Principle 1 — Visual Balance
The fundamental goal of dressing for your proportions is visual balance — creating an outfit where the different elements of your body read as harmoniously proportioned. Visual balance operates on two axes: vertical (does the outfit create a pleasing proportion between upper and lower halves?) and horizontal (does it create a pleasing width relationship between shoulder line, waist, and hip line?). The goal is rarely to make your body look like a different shape — it is to use clothing geometry to create a reading that feels proportionally harmonious.
Principle 2 — Line Direction
Every garment creates lines: seam lines, hem lines, waistband lines, button plackets, collar lines. Vertical lines draw the eye up and down, creating height and slimness. Horizontal lines draw the eye across, creating width. Diagonal lines are dynamic, drawing the eye at an angle. The practical application: direct visual attention toward proportions you want to emphasize and away from areas where you want less visual focus.
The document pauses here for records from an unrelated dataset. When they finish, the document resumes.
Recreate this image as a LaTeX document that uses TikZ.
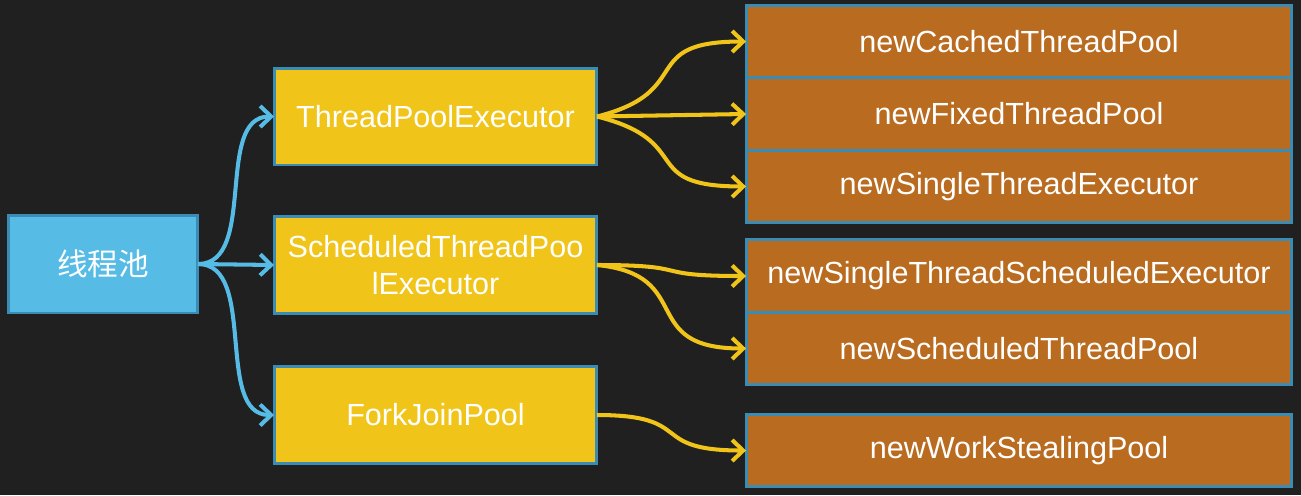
\documentclass[tikz,border=0pt]{standalone}
\usepackage{fontspec}
\setmainfont{Liberation Sans}
\newfontfamily\cjk{Noto Sans CJK SC}
\definecolor{chalkBg}{RGB}{32, 32, 32}
\definecolor{poolBlue}{RGB}{86, 188, 230}
\definecolor{edgeBlue}{RGB}{58, 140, 180}
\definecolor{execYellow}{RGB}{240, 196, 24}
\definecolor{factoryBrown}{RGB}{185, 107, 32}
\usetikzlibrary{arrows.meta, positioning}

\begin{document}
\begin{tikzpicture}[x=0.02cm, y=-0.02cm,
    box/.style={draw=edgeBlue, line width=1.7pt, inner sep=0pt, outer sep=0pt, text=white, align=center, font=\fontsize{17.4}{21}\selectfont},
    rootbox/.style={box, fill=poolBlue, minimum width=3.8cm, minimum height=1.96cm},
    execbox/.style={box, fill=execYellow, minimum width=6.46cm, minimum height=1.94cm},
    factorybox/.style={box, fill=factoryBrown, minimum width=10.92cm, minimum height=1.45cm},
    blueline/.style={draw=poolBlue, line width=2.3pt, -{Straight Barb[length=0.22cm, width=0.42cm]}},
    yellowline/.style={draw=execYellow, line width=2.3pt, -{Straight Barb[length=0.22cm, width=0.42cm]}}]
  \fill[chalkBg] (0,0) rectangle (1301,495);

  % pool and executors
  \node[rootbox] (pool) at (103,264) {\cjk 线程池};
  \node[execbox] (tpe) at (435.5,116.5) {ThreadPoolExecutor};
  \node[execbox] (stpe) at (435.5,265) {ScheduledThreadPoo\\lExecutor};
  \node[execbox] (fjp) at (435.5,415) {ForkJoinPool};

  % factory methods
  \node[factorybox] (cached) at (1019,41.5) {newCachedThreadPool};
  \node[factorybox, below=0pt of cached] (fixed) {newFixedThreadPool};
  \node[factorybox, below=0pt of fixed] (single) {newSingleThreadExecutor};
  \node[factorybox] (singlesched) at (1019,276) {newSingleThreadScheduledExecutor};
  \node[factorybox, below=0pt of singlesched] (sched) {newScheduledThreadPool};
  \node[factorybox] (stealing) at (1019,450.5) {newWorkStealingPool};

  \draw[blueline] (pool.east) .. controls +(60,0) and +(-60,0) .. (tpe.west);
  \draw[blueline] (pool.east) -- (stpe.west);
  \draw[blueline] (pool.east) .. controls +(60,0) and +(-60,0) .. (fjp.west);

  \draw[yellowline] (tpe.east) .. controls +(100,-25) and +(-110,0) .. (cached.west);
  \draw[yellowline] (tpe.east) -- (fixed.west);
  \draw[yellowline] (tpe.east) .. controls +(100,25) and +(-110,0) .. (single.west);
  \draw[yellowline] (stpe.east) .. controls +(100,0) and +(-100,0) .. (singlesched.west);
  \draw[yellowline] (stpe.east) .. controls +(100,10) and +(-110,0) .. (sched.west);
  \draw[yellowline] (fjp.east) .. controls +(100,0) and +(-100,0) .. (stealing.west);
\end{tikzpicture}
\end{document}
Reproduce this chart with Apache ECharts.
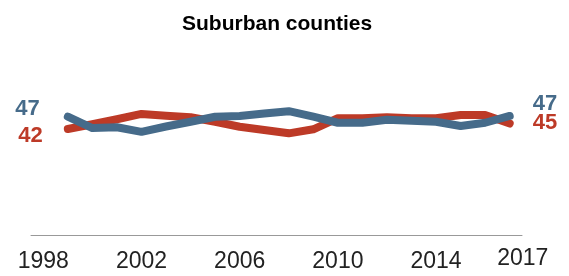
<!DOCTYPE html>
<html>
<head>
<meta charset="utf-8">
<script src="https://cdn.jsdelivr.net/npm/echarts@6/dist/echarts.min.js"></script>
<style>
  html, body { margin: 0; padding: 0; background: #fff; }
  #chart { width: 569px; height: 276px; }
</style>
</head>
<body>
<div id="chart"></div>
<script>
// years and share for each line
const years = [1999, 2000, 2001, 2002, 2003, 2004, 2005, 2006, 2007, 2008,
  2009, 2010, 2011, 2012, 2013, 2014, 2015, 2016, 2017];
const blueVals = [47.0, 42.5, 42.8, 41.0, 43.1, 45.0, 47.0, 47.3, 48.3, 49.2,
  47.0, 44.6, 44.6, 45.8, 45.4, 45.0, 43.3, 44.6, 47.3];
const redVals = [42.1, 44.0, 46.0, 48.1, 47.4, 46.8, 45.0, 43.0, 41.7, 40.4,
  42.0, 46.4, 46.4, 46.8, 46.4, 46.4, 47.7, 47.7, 44.3];
const tickYears = [1998, 2002, 2006, 2010, 2014, 2017];
const blueLabels = ["47", "47"]; // start, end
const redLabels = ["42", "45"];

const BLUE = "#466b8a";
const RED = "#bd3a27";

// 首尾两个点带数字标签
function build(vals, labels, color, startOpt, endOpt) {
  return years.map((y, i) => {
    const item = { value: [y, vals[i]] };
    if (i === 0) item.label = Object.assign({ show: true, formatter: labels[0], color: color }, startOpt);
    if (i === years.length - 1) item.label = Object.assign({ show: true, formatter: labels[1], color: color }, endOpt);
    return item;
  });
}

const chart = echarts.init(document.getElementById("chart"));
chart.setOption({
  animation: false,
  title: {
    text: "Suburban counties",
    left: 177,
    top: 9,
    textStyle: { fontFamily: "Liberation Sans", fontSize: 21, fontWeight: "bold", color: "#000" }
  },
  grid: { left: 31, right: 47, top: 84, bottom: 41 },
  xAxis: {
    type: "value",
    min: 1997.5,
    max: 2017.5,
    axisLine: { show: true, lineStyle: { color: "#999", width: 1 } },
    axisTick: { show: false },
    splitLine: { show: false },
    axisLabel: {
      customValues: tickYears,
      margin: 15,
      fontFamily: "Liberation Sans",
      fontSize: 23,
      lineHeight: 23,
      color: "#222",
      formatter: function (v) {
        return v === 2017 ? "{last|2017}" : String(v);
      },
      rich: {
        last: { padding: [0, 0, 0, 26], lineHeight: 17, fontSize: 23, fontFamily: "Liberation Sans", color: "#222" }
      }
    }
  },
  yAxis: {
    type: "value",
    min: 0,
    max: 60,
    show: false
  },
  series: [
    {
      type: "line",
      data: build(redVals, redLabels, RED,
        { position: "left", distance: 25, offset: [0, 7] },
        { position: "right", distance: 23, offset: [0, -1] }),
      symbol: "circle",
      symbolSize: 0,
      showSymbol: true,
      lineStyle: { color: RED, width: 8, cap: "round", join: "round" },
      itemStyle: { color: RED },
      label: { fontFamily: "Liberation Sans", fontSize: 22, fontWeight: "bold" },
      z: 2
    },
    {
      type: "line",
      data: build(blueVals, blueLabels, BLUE,
        { position: "left", distance: 28, offset: [0, -8] },
        { position: "right", distance: 23, offset: [0, -12] }),
      symbol: "circle",
      symbolSize: 0,
      showSymbol: true,
      lineStyle: { color: BLUE, width: 8, cap: "round", join: "round" },
      itemStyle: { color: BLUE },
      label: { fontFamily: "Liberation Sans", fontSize: 22, fontWeight: "bold" },
      z: 3
    }
  ]
});
</script>
</body>
</html>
Principle 3 — Volume and Fabric Weight
Volume in clothing — the physical space the garment takes up — adds apparent width to whichever body part it covers. Heavy, stiff fabrics add more volume; lightweight, fluid fabrics follow body contours and add less. The principle: place volume where you want visual expansion, minimize it where you want visual streamlining. A wide-leg trouser adds volume to the lower body — appropriate for an inverted triangle silhouette (adding balance below) but not for a triangle silhouette (adding to an already wide base).
Principle 4 — Proportion Zones
Your body is divided into proportion zones by your waist — a natural dividing line between upper and lower halves. The relative visual weights of these zones determine whether an outfit looks balanced. Equal weight zones create harmonious balance. Shifted zones can correct proportional imbalances — more visual weight in the lower zone balances a top-heavy silhouette, more in the upper zone balances a base-heavy silhouette.
Principle 5 — Proportional Relationships Between Pieces
When constructing an outfit, the proportional relationship between individual pieces matters as much as each piece in isolation. Where your top hem falls relative to your bottom layer determines the proportion break and affects apparent leg length. Trouser leg width must be proportional to shoe volume. Lapel width should be proportional to shoulder width. These micro-relationships, applied consistently, are what distinguish an outfit that is well-put-together from one that is merely well-dressed.